Questo dualismo nella contrapposizione tra passato e futuro, meravigliose tecnologie e misticismo, politica e religione, uomo e macchina, oriente ed occidente viene proposto costantemente, con alterna efficacia, durante tutta la durata del film. Ci sono passaggi in cui questi estremi si fondono in modo quasi artistico dando una spinta positiva alla pellicola, ma purtroppo ci sono altri momenti in cui lo spettatore può rimanere quantomeno perplesso da quanto offerto. Il ritmo sostenuto del film aiuta a dimenticare velocemente i pensieri che affiorano nelle menti degli spettatori, ma questo non basta a rendere efficace la narrazione che comunque risulta sempre appesantita dagli innumerevoli riferimenti a qualsiasi opera sia venuta in mente a Gareth Edwards.

Le scene di combattimento si alternano a momenti meno vivaci che provano ad accennare questioni più impegnate, senza però mai arrivare ad un approfondimento vero e proprio. Onestamente non sono ancora riuscito a capire se questa è stata una scelta per far riflettere gli spettatori o semplicemente si è buttata altra carne al fuoco tanto per riempire ulteriormente una storia che probabilmente fa della banalità e delle citazioni il suo momento più alto.

 

 

Inizialmente ho pensato che John David Washington avesse interpretato Joshua in maniera più che onesta, esaltando da subito il lato più paterno e sentimentale del suo personaggio; purtroppo, riflettendoci a mente fredda, mi sono reso conto che un militare, in missione su suolo nemico, non si sarebbe mai comportato in questo modo. La giovanissima Madeleine Yuna Voyles, che interpreta la ragazzina artificiale, si comporta bene, mantenendo un buon feeling con il suo collega più anziano. Lo strano duo funziona, pur lanciandosi un po’ troppo presto in quel rapporto tra padre e figlia che, a mio avviso, sarebbe invece dovuto subentrare lentamente con lo scorrere degli eventi.

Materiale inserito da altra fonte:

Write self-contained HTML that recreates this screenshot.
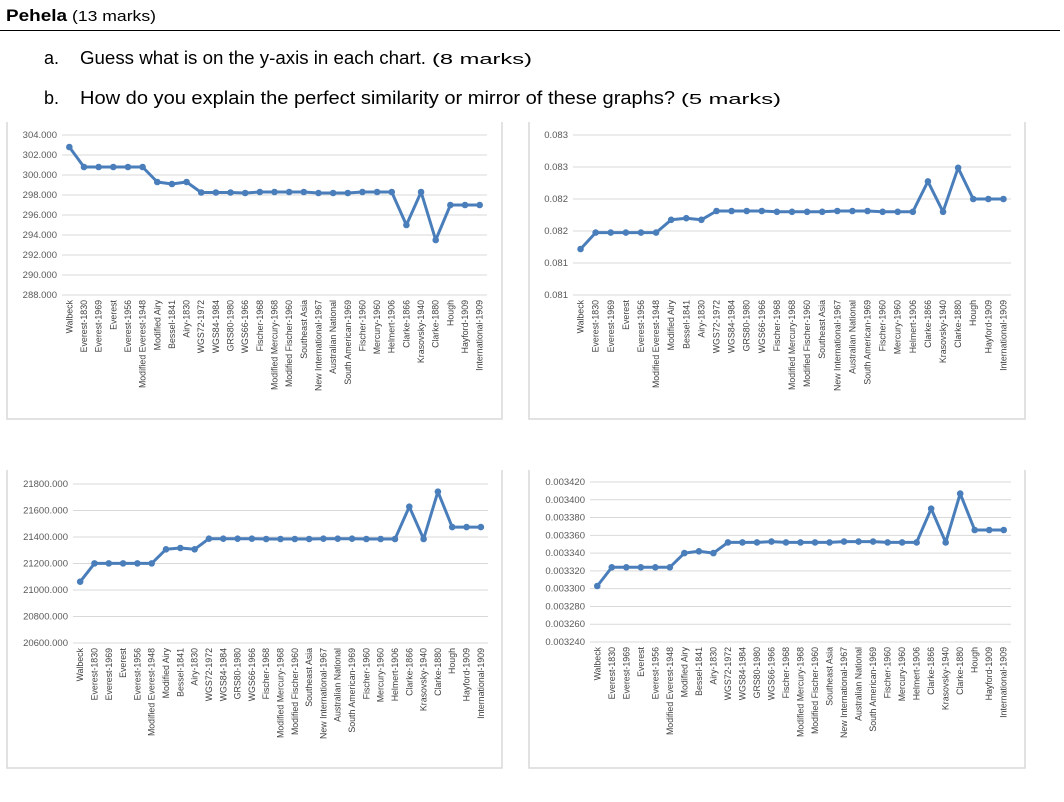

La fotografia e gli effetti speciali sono indubbiamente più che riusciti e probabilmente sono anche la parte migliore di questo film che si districa tra le troppe citazioni e la scarsa originalità. The Creator è un film che indubbiamente non entusiasma, ma che comunque, grazie ad un ritmo sostenuto e ad una buona fotografia, si lascia vedere.